UK news agency regrets misusing Auschwitz picture

The mistake was picked up by Canadian journalist Craig Silverman, author of the award-winning book on press criticism 'Regret the Error.'

311_death camp in paper (photo credit: 'Cambridge News' website)
311_death camp in paper
(photo credit: 'Cambridge News' website)
LONDON – A leading news agency in the UK has apologized after it used a picture of the railway line leading to the gates of Auschwitz in a story about a woman verbally abused by passengers on a train in Wales.
The Press Association (PA), a national news agency supplying multimedia news content to an array of national and regional newspapers, television, radio and websites, covered the story which was used by the Cambridge News newspaper, owned by Illiffe News and Media group.
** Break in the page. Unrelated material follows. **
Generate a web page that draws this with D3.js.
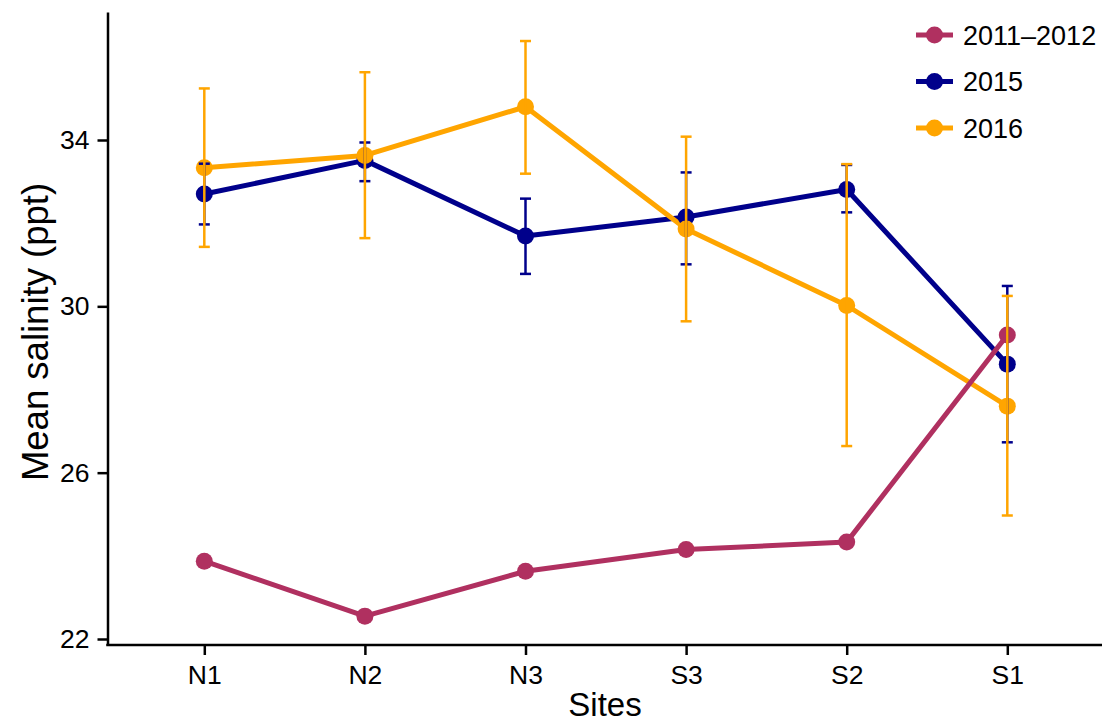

The article was about a woman who had been subjected to verbal abuse by Cardiff City football fans on a passenger train in Wales last month. When reaching her stop and after failing to convince staff to call for police to intervention, Lisa Robinson from South Wales got off the train and subsequently stood in front of it, forcing the conductor to come to a halt at her local village station.
The report and accompanying photograph was used by the Cambridge News and picked up by the Press Gazette, a trade magazine for journalists and media professionals, who said the story had been fed to all the Illiffe group’s publications and websites.
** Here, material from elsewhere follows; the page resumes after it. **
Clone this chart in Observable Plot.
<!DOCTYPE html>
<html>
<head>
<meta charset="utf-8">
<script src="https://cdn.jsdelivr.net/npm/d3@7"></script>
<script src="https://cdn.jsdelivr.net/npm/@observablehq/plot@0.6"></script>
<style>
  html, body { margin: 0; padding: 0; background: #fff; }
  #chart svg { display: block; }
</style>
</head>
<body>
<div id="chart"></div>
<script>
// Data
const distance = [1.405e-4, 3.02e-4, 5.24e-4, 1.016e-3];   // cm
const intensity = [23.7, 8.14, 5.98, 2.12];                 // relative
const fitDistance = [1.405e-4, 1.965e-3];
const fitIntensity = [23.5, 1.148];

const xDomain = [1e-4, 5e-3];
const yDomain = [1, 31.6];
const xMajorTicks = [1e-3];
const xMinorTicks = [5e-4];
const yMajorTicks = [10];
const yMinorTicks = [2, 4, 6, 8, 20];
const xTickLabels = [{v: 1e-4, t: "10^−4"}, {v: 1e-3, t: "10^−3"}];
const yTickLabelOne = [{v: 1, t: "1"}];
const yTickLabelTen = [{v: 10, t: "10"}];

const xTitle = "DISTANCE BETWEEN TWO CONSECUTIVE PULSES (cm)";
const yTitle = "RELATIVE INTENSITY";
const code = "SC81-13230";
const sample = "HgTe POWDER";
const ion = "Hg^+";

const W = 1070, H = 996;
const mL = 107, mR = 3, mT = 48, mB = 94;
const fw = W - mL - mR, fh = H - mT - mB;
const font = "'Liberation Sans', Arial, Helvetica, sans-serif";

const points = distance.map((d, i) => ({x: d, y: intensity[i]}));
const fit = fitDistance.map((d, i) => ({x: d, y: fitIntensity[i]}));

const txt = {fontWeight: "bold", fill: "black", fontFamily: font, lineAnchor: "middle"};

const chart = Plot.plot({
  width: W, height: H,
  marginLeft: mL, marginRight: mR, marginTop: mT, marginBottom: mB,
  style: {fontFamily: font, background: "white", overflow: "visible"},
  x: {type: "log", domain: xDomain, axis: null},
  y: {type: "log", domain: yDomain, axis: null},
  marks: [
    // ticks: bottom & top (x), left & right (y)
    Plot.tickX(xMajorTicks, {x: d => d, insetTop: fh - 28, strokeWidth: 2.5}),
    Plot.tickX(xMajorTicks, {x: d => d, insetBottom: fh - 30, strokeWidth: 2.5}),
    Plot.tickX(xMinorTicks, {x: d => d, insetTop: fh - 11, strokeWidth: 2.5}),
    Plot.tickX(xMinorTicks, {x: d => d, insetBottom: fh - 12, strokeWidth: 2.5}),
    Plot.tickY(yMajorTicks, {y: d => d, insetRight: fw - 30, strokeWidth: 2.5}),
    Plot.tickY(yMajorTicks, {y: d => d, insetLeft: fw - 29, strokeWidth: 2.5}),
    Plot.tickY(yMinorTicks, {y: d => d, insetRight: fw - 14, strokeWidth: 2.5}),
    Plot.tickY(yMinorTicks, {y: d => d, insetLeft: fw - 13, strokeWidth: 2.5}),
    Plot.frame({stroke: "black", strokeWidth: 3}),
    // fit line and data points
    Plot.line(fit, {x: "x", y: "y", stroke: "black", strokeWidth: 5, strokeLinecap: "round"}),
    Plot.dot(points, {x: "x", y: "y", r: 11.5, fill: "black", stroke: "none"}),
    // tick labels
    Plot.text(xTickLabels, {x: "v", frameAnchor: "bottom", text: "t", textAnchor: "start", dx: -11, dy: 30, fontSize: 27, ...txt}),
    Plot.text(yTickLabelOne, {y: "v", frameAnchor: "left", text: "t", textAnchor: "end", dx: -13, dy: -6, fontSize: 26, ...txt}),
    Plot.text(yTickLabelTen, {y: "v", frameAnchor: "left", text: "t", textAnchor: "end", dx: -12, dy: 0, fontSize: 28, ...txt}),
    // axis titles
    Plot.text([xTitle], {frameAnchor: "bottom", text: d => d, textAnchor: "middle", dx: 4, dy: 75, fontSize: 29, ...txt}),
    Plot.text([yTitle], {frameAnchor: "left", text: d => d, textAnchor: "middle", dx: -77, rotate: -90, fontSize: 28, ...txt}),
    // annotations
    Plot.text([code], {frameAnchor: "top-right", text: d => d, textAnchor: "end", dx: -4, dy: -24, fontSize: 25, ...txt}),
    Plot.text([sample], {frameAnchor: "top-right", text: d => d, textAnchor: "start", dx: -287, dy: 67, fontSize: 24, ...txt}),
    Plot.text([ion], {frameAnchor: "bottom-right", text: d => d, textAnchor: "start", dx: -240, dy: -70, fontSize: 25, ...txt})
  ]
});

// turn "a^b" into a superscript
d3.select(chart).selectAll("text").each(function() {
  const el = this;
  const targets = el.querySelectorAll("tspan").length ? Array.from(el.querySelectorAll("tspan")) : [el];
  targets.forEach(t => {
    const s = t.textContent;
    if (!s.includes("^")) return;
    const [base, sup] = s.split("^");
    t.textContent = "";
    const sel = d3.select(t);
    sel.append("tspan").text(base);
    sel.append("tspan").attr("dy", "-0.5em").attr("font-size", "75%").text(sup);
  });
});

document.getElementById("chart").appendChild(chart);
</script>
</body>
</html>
“The story page in question was created from a Press Association feed to all the Illiffe newspaper websites of national stories – so it was PA’s fault, rather the Cambridge News,” the Gazette said.
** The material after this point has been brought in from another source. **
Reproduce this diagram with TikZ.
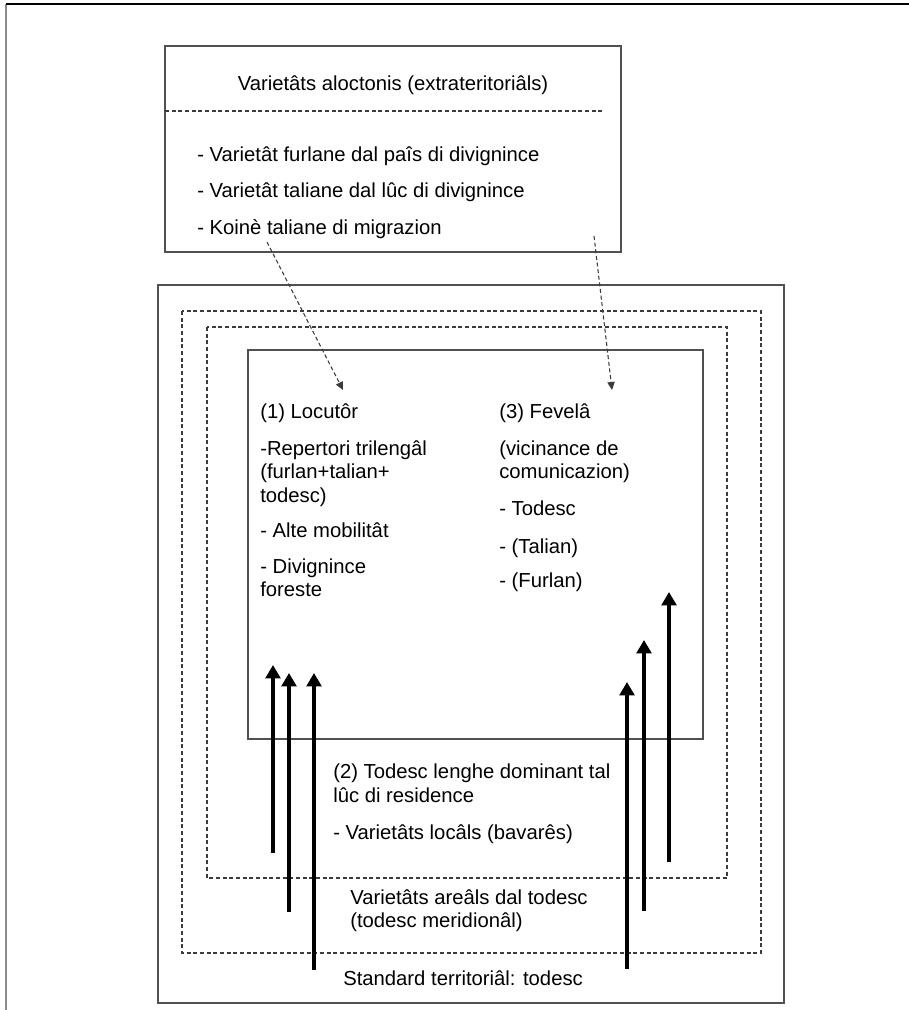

The Press Association subsequently removed the photo and issued an apology.
“We apologize for any offence cause[d] by this unfortunate human error. The photograph was removed from the story as soon as we realized the mistake and we have taken steps to ensure this does not happen again in the future,” the agency said in a statement.
The mistake was also picked up by Canadian journalist Craig Silverman, author of the award-winning book on press criticism Regret the Error.
Silverman’s site, also named Regret the Error, has a running list of some humorous media errors.
He has also posted media corrections on coverage of Israel. For example, he cited a National Public Radio correction from July in which, “earlier versions of this story reported that Israel expelled the families of Turkey’s diplomats in the aftermath of Israel’s actions against a Gaza-bound aid flotilla. NPR should have reported that Israel recalled the families of its own diplomats from Turkey.”

Benjamin Weinthal in Berlin contributed to this report.